Poirot si occupa quindi delle indagini, interrogando
tutti i viaggiatori e l’inserviente francese che lavora sul treno, scoprendo
che più di uno, tra i presenti, erano al corrente della vera identità di
Ratchett e che nessuno sembra essere particolarmente affranto dalla sua
morte...
Struttura
Il romanzo è diviso in tre parti:
- una prima parte dedicata all’introduzione dei
personaggi, al delitto e alle prime considerazioni sul delitto;
- una seconda parte dedicata alle deposizioni di ciascuno
dei personaggi;
- una terza parte dedicata alle scoperte sul caso e alla
soluzione, che viene esposta da Poirot, come sempre accade, a un raduno a cui
sono invitati tutti i sospettati.
Il romanzo è narrato in terza persona e a tratti il
narratore sembra quasi onnisciente, anche se ovviamente non al punto tale da
lasciare in giro degli indizi.
La narrazione, a mio parere, è piuttosto fluida e
scorrevole tanto che, come ho già detto, ho letto questo romanzo per la prima
volta quando ero alle medie e non ho avuto difficoltà.
Certi personaggi sono piuttosto caratterizzati, mentre
altri non tanto, anche perché rimangono abbastanza in disparte, seppure
centrali per la trama.
Valutazione
finale: 4,5/5
Non gli do il massimo, perché l’ho trovato, specie per
quanto riguarda la scena del delitto, piuttosto teatrale e pomposo.
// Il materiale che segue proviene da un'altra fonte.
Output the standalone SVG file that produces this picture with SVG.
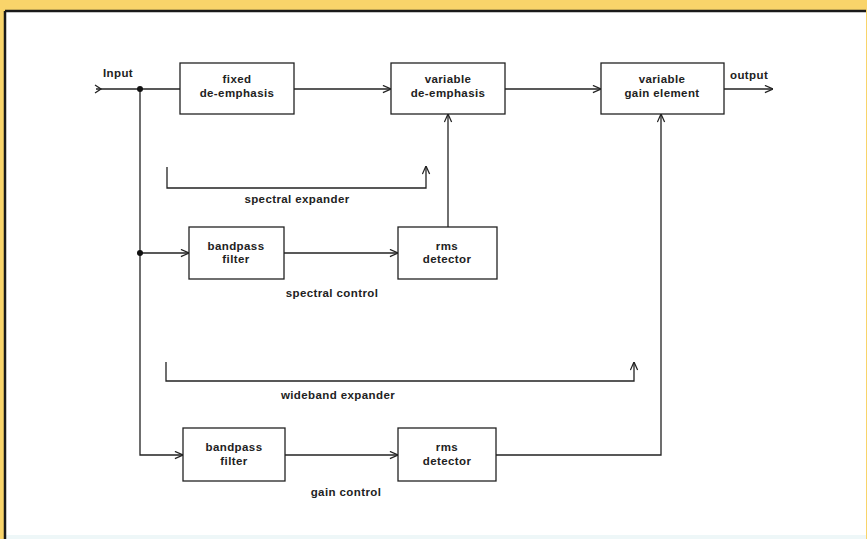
<svg xmlns="http://www.w3.org/2000/svg" width="867" height="539" viewBox="0 0 867 539">
<defs>
<style>
.box{fill:#fff;stroke:#222;stroke-width:1.3}
.ln{fill:none;stroke:#222;stroke-width:1.3}
.t{font-family:"Liberation Sans",Arial,sans-serif;font-weight:bold;font-size:11.5px;letter-spacing:0.4px;fill:#222;text-anchor:middle}
.l{font-family:"Liberation Sans",Arial,sans-serif;font-weight:bold;font-size:11.5px;letter-spacing:0.4px;fill:#222}
</style>
<marker id="ah" viewBox="0 0 10 10" refX="10" refY="5" markerWidth="9" markerHeight="9" markerUnits="userSpaceOnUse" orient="auto">
<path d="M1,1 L10,5 L1,9" fill="none" stroke="#222" stroke-width="1.4"/>
</marker>
</defs>
<rect x="0" y="0" width="867" height="539" fill="#f9d46a"/>
<rect x="5" y="11" width="861" height="528" fill="#fff"/>
<rect x="5" y="535" width="861" height="4" fill="#eef7f8"/>
<line x1="5" y1="11" x2="5" y2="539" stroke="#1a1a1a" stroke-width="2.5"/>
<line x1="5" y1="11" x2="866" y2="11" stroke="#1a1a1a" stroke-width="2.5"/>

<g id="connectors">
<path class="ln" d="M95,85 L101,89 L95,93"/>
<path class="ln" d="M96,89 L180,89"/>
<path class="ln" d="M294,89 L391,89" marker-end="url(#ah)"/>
<path class="ln" d="M505,89 L601,89" marker-end="url(#ah)"/>
<path class="ln" d="M724,89 L773,89" marker-end="url(#ah)"/>
<path class="ln" d="M140,89 L140,455 L183,455" marker-end="url(#ah)"/>
<path class="ln" d="M140,253 L189,253" marker-end="url(#ah)"/>
<path class="ln" d="M284,253 L398,253" marker-end="url(#ah)"/>
<path class="ln" d="M448,227 L448,114" marker-end="url(#ah)"/>
<path class="ln" d="M285,455 L398,455" marker-end="url(#ah)"/>
<path class="ln" d="M496,455 L661,455 L661,114" marker-end="url(#ah)"/>
<path class="ln" d="M167,167 L167,188 L426,188 L426,166" marker-end="url(#ah)"/>
<path class="ln" d="M166,362 L166,381 L634,381 L634,362" marker-end="url(#ah)"/>
<circle cx="140" cy="89" r="3" fill="#111"/>
<circle cx="140" cy="253" r="3" fill="#111"/>
</g>

<g id="input"><text class="l" x="103" y="77">Input</text></g>
<g id="output"><text class="l" x="730" y="79">output</text></g>

<g id="fixed-de-emphasis">
<rect class="box" x="180" y="63" width="114" height="51"/>
<text class="t" x="237" y="83">fixed</text>
<text class="t" x="237" y="97">de-emphasis</text>
</g>
<g id="variable-de-emphasis">
<rect class="box" x="391" y="63" width="114" height="51"/>
<text class="t" x="448" y="83">variable</text>
<text class="t" x="448" y="97">de-emphasis</text>
</g>
<g id="variable-gain-element">
<rect class="box" x="601" y="63" width="123" height="51"/>
<text class="t" x="662" y="83">variable</text>
<text class="t" x="662" y="97">gain element</text>
</g>
<g id="bandpass-filter-1">
<rect class="box" x="189" y="227" width="95" height="52"/>
<text class="t" x="236" y="250">bandpass</text>
<text class="t" x="236" y="263">filter</text>
</g>
<g id="rms-detector-1">
<rect class="box" x="398" y="227" width="99" height="52"/>
<text class="t" x="447" y="250">rms</text>
<text class="t" x="447" y="263">detector</text>
</g>
<g id="bandpass-filter-2">
<rect class="box" x="183" y="428" width="102" height="53"/>
<text class="t" x="234" y="451">bandpass</text>
<text class="t" x="234" y="465">filter</text>
</g>
<g id="rms-detector-2">
<rect class="box" x="398" y="428" width="98" height="53"/>
<text class="t" x="447" y="451">rms</text>
<text class="t" x="447" y="465">detector</text>
</g>

<g id="labels">
<text class="t" x="297" y="203">spectral expander</text>
<text class="t" x="332" y="297">spectral control</text>
<text class="t" x="338" y="399">wideband expander</text>
<text class="t" x="346" y="496">gain control</text>
</g>
</svg>
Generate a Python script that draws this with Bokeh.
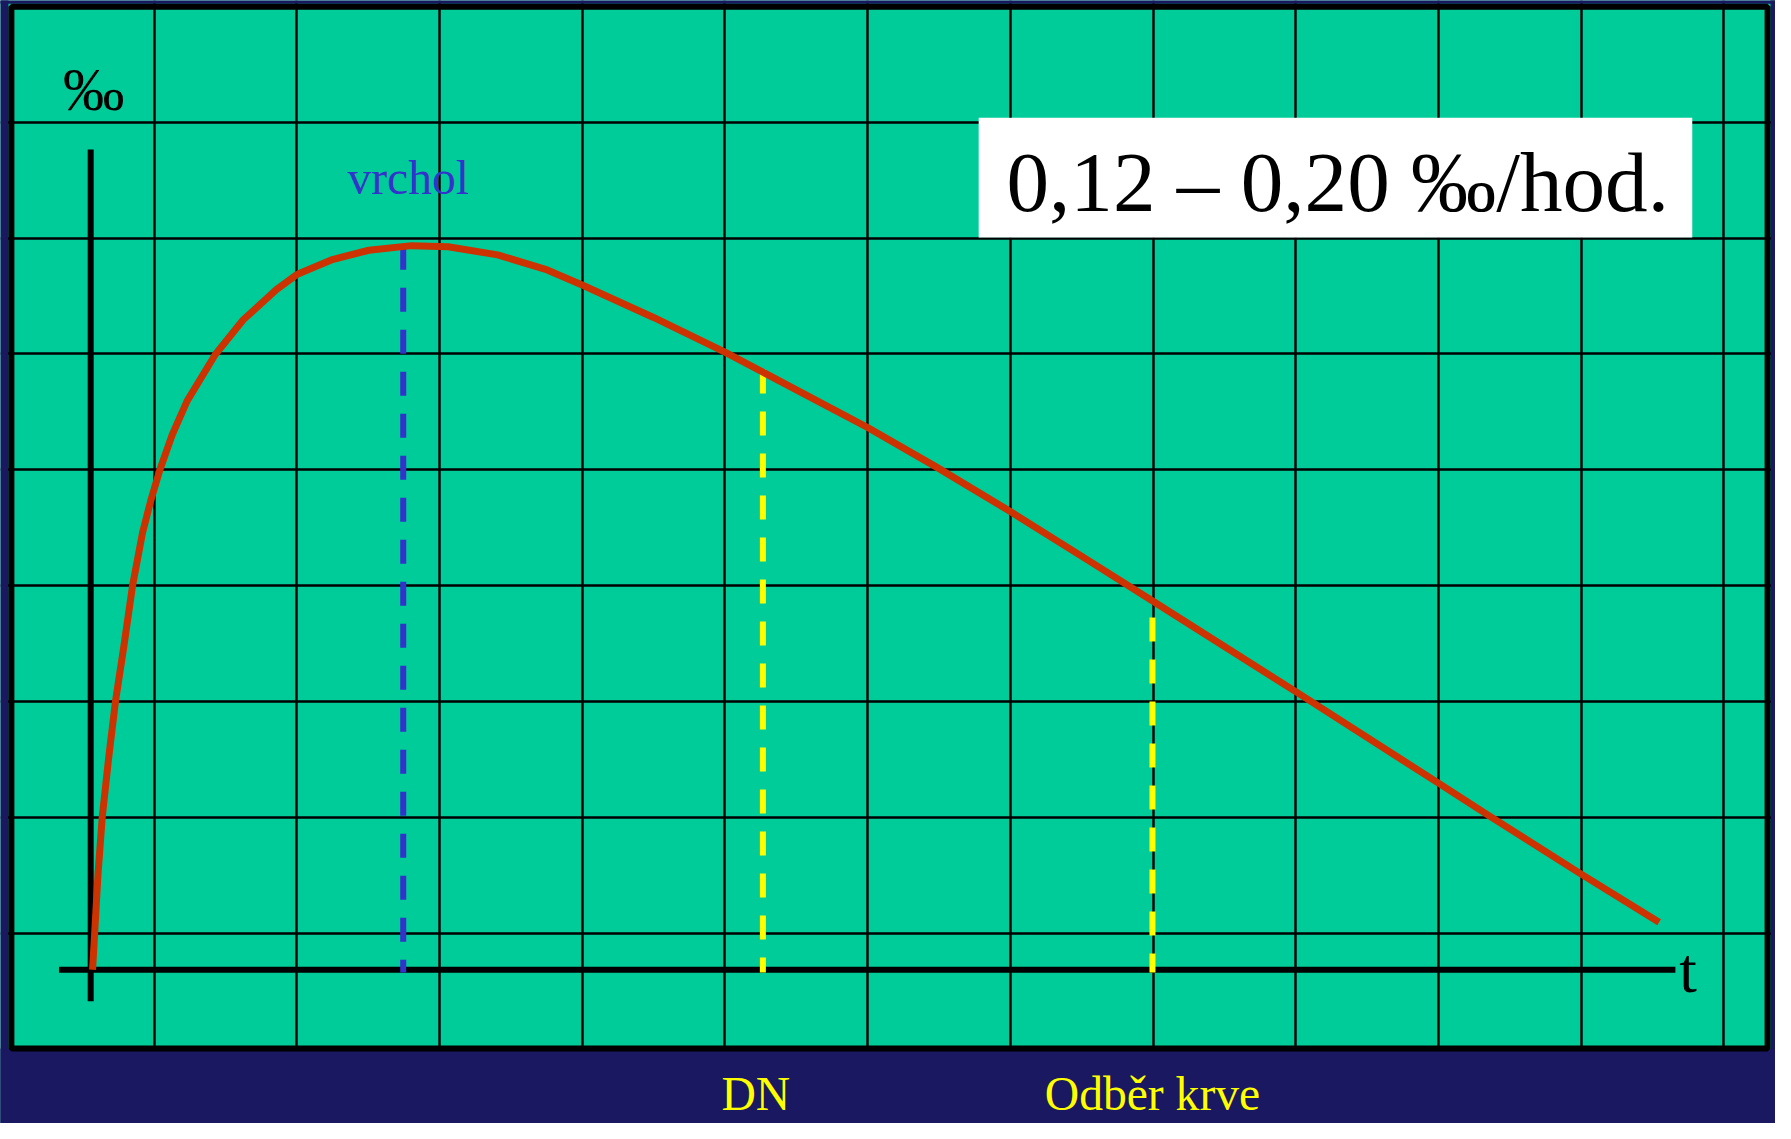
from bokeh.plotting import figure
from bokeh.models import Range1d, Grid, FixedTicker, Label
from bokeh.embed import file_html
from bokeh.resources import INLINE

# ---------------- data ----------------
# time in grid columns from the origin, concentration in grid rows above the t axis
curve_t = [0.013, 0.028, 0.051, 0.081, 0.127, 0.174, 0.231, 0.294, 0.363, 0.421,
           0.486, 0.572, 0.676, 0.873, 1.069, 1.301, 1.444, 1.694, 1.949, 2.25,
           2.505, 2.852, 3.199, 3.444, 3.944, 4.444, 4.707, 5.444, 5.924, 6.444,
           7.007, 7.444, 7.701, 8.444, 9.444, 9.797, 10.444, 10.99]
curve_v = [0.0, 0.32, 0.82, 1.32, 1.84, 2.32, 2.78, 3.32, 3.77, 4.05,
           4.32, 4.62, 4.91, 5.31, 5.61, 5.87, 6.00, 6.13, 6.21, 6.25,
           6.24, 6.17, 6.04, 5.91, 5.63, 5.33, 5.16, 4.68, 4.34, 3.955,
           3.52, 3.18, 2.98, 2.40, 1.61, 1.33, 0.825, 0.41]

marker_names = ["vrchol", "DN", "Odběr krve"]
marker_t = [2.19, 4.71, 7.44]
marker_top = [6.25, 5.18, 3.04]
marker_colors = ["#3333CC", "#FFFF00", "#FFFF00"]

rate_text = "0,12 – 0,20 ‰/hod."
y_unit = "‰"
x_unit = "t"

# ---------------- layout ----------------
W, H = 1775, 1123          # figure size
RW, RH = 1791.0, 1139.0    # slide size the layout below is measured in
X0, Y0 = 91.0, 983.0       # slide pixel of the origin
SX, SY = 144.0, 117.5      # slide pixels per grid column / row
K = W / RW                 # font scale


def tx(px):
    return (px - X0) / SX


def vy(py):
    return (Y0 - py) / SY


def base(py, fs):
    # alphabetic baseline at slide pixel py for a font of size fs
    return vy(py - 0.34 * fs)


NAVY = "#1a1860"
GREEN = "#00CC99"
RED = "#CC3300"
FONT = "Liberation Serif"

p = figure(width=W, height=H, output_backend="svg", toolbar_location=None,
           x_range=Range1d(tx(0), tx(RW)), y_range=Range1d(vy(RH), vy(0)),
           x_axis_type=None, y_axis_type=None, min_border=0)
p.background_fill_color = GREEN
p.border_fill_color = NAVY
p.outline_line_color = None

# grid of the slide
p.add_layout(Grid(dimension=0, ticker=FixedTicker(ticks=[tx(155 + 144 * k) for k in range(12)]),
                  grid_line_color="black", grid_line_width=2.4))
p.add_layout(Grid(dimension=1, ticker=FixedTicker(ticks=[vy(945.9 - 117.5 * k) for k in range(8)]),
                  grid_line_color="black", grid_line_width=2.4))

# navy surround and the panel frame
xl, xr, yt, yb = tx(-5), tx(RW + 5), vy(-5), vy(RH + 5)
p.quad(left=[xl, xl, tx(1786), xl], right=[tx(8), xr, xr, xr],
       top=[yt, yt, yt, vy(1063)], bottom=[yb, vy(3.3), yb, yb],
       fill_color=NAVY, line_color=None)
p.quad(left=tx(11), right=tx(1783), top=vy(6.3), bottom=vy(1063),
       fill_color=None, line_color="black", line_width=6)

# white box
p.quad(left=tx(987), right=tx(1707), top=vy(119), bottom=vy(240.5),
       fill_color="white", line_color=None)

# axes
p.segment(x0=[0], y0=[vy(1015)], x1=[0], y1=[vy(151)], line_color="black", line_width=6)
p.segment(x0=[tx(59)], y0=[0], x1=[tx(1690)], y1=[0], line_color="black", line_width=6)

# dashed marker lines
for t, top, c in zip(marker_t, marker_top, marker_colors):
    p.segment(x0=[t], y0=[top], x1=[t], y1=[-0.025], line_color=c, line_width=6,
              line_dash="24 18", line_cap="butt")

# curve
p.line(curve_t, curve_v, line_color=RED, line_width=7, line_join="round", line_cap="butt")


def add_text(x, py, text, fs, color, align="left", dx=0):
    p.add_layout(Label(x=x, y=base(py, fs), x_offset=dx, text=text, text_font=FONT,
                       text_font_size=f"{fs * K:.1f}px", text_color=color,
                       text_align=align, text_baseline="alphabetic"))


add_text(tx(63), 111, y_unit, 62, "black")
add_text(tx(1694), 1006, x_unit, 64, "black")
add_text(tx(1015), 213, rate_text, 86, "black")

label_dx = [5, -7, 0]
label_py = [196, 1125, 1125]
for name, t, c, dx, py in zip(marker_names, marker_t, marker_colors, label_dx, label_py):
    add_text(t, py, name, 48, c, align="center", dx=dx)

open("out.html", "w").write(file_html(p, INLINE))
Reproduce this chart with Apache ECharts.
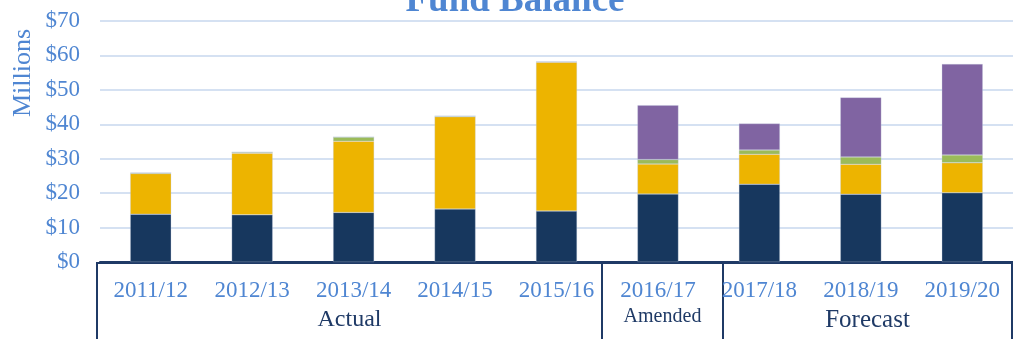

Certo, si
scoprirà che era intenzione di chi ha commettere l’omicidio quella di
realizzare qualcosa di teatrale e pomposo, ma a mio parere in certi tratti lo è
un po’ troppo.
Quello che ho apprezzato più di ogni altra cosa è il
finale e quindi la soluzione: a mio parere è una delle soluzioni più originali
che io abbia mai letto in un giallo.